>>>>

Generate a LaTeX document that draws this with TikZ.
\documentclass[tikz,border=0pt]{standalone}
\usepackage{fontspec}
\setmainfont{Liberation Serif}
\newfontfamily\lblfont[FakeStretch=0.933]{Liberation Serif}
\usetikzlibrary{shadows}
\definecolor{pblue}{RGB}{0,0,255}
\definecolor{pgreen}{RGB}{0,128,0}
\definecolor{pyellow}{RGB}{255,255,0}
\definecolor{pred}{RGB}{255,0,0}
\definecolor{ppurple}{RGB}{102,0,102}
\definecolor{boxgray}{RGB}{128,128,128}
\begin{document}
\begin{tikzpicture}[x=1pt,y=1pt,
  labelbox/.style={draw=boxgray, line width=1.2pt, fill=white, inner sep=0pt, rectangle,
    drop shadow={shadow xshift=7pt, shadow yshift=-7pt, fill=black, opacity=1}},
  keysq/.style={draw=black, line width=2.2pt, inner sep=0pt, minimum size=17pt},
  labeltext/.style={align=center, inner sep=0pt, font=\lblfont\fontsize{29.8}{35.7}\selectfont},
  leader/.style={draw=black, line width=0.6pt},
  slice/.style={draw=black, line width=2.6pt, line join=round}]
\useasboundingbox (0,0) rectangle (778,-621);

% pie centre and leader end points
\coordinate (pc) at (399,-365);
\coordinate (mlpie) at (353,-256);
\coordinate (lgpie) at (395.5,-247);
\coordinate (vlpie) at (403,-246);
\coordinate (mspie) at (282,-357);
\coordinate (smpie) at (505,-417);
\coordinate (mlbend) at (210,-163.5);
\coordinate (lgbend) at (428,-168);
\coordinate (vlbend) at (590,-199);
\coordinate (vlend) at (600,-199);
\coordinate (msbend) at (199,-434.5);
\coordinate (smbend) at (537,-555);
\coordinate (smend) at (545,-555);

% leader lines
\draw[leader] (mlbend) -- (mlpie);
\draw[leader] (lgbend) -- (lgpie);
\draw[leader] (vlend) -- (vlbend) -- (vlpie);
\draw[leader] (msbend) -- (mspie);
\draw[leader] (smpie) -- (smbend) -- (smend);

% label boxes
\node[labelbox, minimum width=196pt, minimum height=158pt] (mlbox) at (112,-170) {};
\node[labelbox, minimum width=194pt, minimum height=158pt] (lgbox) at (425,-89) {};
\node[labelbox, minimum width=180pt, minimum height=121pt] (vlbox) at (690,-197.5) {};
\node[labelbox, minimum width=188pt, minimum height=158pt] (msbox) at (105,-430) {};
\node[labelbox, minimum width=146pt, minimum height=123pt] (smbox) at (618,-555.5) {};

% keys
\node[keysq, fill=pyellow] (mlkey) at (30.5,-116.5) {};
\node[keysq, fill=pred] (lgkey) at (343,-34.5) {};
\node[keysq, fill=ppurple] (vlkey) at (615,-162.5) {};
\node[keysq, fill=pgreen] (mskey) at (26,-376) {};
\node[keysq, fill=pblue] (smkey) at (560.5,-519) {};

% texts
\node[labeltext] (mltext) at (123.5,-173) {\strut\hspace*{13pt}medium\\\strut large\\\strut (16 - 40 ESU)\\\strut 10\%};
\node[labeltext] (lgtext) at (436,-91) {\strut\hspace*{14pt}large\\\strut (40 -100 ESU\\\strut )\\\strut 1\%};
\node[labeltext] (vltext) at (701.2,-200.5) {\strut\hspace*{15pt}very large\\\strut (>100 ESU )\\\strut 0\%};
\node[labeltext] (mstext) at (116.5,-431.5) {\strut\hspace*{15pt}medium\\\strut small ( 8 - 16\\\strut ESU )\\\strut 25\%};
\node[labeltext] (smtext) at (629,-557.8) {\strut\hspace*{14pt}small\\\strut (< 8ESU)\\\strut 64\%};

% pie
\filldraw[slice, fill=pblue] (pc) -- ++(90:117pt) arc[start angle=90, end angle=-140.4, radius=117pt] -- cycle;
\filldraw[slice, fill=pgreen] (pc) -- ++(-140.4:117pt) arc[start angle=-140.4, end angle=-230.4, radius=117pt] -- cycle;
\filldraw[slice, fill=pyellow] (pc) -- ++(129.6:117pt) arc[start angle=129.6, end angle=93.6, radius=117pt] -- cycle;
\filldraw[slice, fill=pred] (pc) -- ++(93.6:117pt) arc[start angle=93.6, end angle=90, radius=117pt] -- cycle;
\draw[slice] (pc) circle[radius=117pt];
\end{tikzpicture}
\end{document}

<<<<
>>>>

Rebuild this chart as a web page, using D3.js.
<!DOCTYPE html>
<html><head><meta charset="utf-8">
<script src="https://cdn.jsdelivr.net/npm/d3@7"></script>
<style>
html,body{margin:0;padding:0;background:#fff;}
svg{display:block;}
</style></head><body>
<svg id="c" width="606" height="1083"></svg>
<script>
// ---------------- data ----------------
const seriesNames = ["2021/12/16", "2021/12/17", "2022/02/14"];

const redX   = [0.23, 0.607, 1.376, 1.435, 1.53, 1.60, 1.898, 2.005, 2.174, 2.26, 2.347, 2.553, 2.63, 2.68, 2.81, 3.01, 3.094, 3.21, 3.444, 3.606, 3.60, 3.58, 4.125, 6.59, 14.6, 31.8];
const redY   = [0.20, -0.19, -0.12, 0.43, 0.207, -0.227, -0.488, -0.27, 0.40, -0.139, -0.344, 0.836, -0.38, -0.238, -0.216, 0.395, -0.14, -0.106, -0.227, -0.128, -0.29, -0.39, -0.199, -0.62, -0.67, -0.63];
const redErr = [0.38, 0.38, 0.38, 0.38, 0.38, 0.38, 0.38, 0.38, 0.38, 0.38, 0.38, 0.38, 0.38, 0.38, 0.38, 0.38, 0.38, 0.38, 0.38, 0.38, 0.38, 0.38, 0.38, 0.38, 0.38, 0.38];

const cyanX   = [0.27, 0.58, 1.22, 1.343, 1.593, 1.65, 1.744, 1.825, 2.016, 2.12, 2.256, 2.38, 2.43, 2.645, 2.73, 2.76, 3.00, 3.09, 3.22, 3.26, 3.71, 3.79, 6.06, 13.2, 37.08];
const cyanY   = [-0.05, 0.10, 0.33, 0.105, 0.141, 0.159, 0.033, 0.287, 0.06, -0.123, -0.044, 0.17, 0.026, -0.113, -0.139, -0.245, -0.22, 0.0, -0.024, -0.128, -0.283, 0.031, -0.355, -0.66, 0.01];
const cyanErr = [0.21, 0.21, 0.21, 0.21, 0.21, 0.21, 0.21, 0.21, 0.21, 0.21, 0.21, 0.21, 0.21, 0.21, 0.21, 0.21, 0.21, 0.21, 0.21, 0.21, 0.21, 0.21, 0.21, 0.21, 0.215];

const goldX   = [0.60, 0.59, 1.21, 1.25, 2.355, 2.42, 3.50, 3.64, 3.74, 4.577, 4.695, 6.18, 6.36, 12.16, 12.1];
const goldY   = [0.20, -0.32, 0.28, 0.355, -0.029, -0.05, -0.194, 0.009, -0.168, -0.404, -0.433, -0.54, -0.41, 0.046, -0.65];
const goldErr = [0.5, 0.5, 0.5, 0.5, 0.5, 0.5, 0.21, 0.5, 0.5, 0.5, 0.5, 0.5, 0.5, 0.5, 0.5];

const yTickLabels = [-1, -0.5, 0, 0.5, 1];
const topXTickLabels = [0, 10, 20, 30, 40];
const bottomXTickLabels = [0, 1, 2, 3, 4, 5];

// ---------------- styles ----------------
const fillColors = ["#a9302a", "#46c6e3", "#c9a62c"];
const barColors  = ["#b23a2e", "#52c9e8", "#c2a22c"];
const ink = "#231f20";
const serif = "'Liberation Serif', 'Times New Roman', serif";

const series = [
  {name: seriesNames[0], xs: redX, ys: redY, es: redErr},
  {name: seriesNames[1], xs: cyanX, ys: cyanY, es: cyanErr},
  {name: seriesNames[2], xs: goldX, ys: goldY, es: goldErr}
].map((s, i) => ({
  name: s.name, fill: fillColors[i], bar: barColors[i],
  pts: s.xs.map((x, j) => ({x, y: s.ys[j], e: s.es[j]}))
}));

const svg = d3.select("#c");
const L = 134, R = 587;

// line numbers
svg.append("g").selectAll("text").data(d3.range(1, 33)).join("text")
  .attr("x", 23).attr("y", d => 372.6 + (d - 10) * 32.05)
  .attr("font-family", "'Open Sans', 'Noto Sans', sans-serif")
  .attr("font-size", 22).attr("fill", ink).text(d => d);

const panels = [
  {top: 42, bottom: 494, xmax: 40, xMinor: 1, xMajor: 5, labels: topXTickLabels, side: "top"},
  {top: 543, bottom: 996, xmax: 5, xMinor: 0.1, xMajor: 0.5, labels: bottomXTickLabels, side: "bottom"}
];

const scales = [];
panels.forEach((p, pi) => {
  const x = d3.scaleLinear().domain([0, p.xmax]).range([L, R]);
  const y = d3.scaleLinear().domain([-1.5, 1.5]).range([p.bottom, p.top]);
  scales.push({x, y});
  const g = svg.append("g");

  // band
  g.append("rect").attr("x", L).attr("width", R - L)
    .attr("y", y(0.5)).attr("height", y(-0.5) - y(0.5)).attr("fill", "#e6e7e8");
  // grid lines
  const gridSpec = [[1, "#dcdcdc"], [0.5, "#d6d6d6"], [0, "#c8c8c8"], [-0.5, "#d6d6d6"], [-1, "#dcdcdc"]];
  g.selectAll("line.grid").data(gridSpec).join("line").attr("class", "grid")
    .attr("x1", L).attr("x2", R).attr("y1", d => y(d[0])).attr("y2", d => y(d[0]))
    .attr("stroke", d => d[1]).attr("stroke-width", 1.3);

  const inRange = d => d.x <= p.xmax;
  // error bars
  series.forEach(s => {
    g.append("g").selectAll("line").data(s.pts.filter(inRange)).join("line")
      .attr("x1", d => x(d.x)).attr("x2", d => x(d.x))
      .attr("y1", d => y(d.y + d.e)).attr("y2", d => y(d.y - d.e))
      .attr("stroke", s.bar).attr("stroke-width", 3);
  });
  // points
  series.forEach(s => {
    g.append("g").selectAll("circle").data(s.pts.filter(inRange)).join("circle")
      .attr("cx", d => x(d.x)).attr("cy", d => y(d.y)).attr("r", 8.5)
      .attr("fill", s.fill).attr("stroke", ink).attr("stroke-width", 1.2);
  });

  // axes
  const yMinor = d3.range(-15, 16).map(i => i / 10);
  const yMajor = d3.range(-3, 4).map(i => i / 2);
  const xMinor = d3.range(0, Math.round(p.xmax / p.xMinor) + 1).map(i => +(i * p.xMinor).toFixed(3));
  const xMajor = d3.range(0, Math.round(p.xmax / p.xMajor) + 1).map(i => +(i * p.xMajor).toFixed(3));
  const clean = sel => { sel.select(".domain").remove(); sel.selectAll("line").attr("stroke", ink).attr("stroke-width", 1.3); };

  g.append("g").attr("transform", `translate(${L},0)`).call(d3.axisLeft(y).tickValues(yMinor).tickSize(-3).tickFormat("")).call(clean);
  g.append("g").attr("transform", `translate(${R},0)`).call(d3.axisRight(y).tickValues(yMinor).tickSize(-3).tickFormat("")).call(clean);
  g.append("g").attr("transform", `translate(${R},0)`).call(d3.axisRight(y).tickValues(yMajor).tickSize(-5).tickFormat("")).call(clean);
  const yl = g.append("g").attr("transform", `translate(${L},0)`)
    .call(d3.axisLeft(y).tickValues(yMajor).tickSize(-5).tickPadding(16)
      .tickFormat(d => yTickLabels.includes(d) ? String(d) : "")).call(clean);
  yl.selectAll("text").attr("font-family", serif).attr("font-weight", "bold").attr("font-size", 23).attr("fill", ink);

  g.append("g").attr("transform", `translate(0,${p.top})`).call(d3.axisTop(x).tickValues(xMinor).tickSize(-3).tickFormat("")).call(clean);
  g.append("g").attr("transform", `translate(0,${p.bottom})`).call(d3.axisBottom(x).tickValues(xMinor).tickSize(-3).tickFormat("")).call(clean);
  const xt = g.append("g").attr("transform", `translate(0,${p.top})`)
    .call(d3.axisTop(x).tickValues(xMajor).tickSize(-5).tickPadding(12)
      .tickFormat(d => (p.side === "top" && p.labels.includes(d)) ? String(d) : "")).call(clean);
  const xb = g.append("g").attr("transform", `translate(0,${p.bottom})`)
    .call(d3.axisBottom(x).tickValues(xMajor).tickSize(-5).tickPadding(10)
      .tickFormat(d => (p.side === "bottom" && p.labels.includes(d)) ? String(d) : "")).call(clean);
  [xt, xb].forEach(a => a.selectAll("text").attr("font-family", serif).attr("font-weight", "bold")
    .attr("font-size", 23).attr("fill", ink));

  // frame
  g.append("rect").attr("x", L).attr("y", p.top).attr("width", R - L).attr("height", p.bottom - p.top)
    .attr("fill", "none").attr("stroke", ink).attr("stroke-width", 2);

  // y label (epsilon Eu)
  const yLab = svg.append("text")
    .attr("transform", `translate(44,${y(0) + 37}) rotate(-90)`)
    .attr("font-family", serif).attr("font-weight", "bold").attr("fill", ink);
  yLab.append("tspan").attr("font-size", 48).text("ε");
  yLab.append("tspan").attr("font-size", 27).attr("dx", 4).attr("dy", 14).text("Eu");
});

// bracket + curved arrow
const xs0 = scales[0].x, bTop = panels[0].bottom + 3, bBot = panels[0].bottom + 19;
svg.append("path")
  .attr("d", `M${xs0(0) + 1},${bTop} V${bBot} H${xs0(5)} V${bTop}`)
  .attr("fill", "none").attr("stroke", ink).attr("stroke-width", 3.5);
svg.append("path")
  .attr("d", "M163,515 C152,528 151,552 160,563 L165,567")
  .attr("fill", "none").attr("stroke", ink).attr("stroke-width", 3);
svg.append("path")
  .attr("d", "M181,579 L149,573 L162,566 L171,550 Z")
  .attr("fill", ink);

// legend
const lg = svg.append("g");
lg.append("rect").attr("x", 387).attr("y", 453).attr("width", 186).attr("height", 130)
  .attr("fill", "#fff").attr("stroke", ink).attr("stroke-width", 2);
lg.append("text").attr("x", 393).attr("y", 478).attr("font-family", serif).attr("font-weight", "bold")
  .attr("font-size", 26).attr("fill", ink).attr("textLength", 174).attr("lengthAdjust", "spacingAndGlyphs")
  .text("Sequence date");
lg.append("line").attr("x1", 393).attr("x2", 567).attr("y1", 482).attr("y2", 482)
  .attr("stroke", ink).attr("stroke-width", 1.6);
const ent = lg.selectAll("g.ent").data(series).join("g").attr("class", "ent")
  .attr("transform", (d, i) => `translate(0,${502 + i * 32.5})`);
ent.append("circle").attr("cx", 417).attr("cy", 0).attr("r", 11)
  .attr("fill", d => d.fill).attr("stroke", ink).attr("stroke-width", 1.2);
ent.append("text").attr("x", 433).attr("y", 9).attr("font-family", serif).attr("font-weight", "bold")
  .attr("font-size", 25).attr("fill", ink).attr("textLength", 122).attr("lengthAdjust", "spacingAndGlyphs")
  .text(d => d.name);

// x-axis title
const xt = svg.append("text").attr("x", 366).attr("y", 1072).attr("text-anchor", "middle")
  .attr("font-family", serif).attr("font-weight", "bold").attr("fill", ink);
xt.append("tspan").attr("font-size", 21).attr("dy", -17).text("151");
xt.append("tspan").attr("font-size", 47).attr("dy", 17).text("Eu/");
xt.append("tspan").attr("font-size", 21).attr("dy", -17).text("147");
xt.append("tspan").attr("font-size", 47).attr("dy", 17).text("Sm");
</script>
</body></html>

<<<<

● EXERCISE DIRECTIONS:
Look through the entries and return every line where "this" appears.

● OUTPUT:
Generate a LaTeX document that draws this with TikZ.
Rebuild this chart as a web page, using D3.js.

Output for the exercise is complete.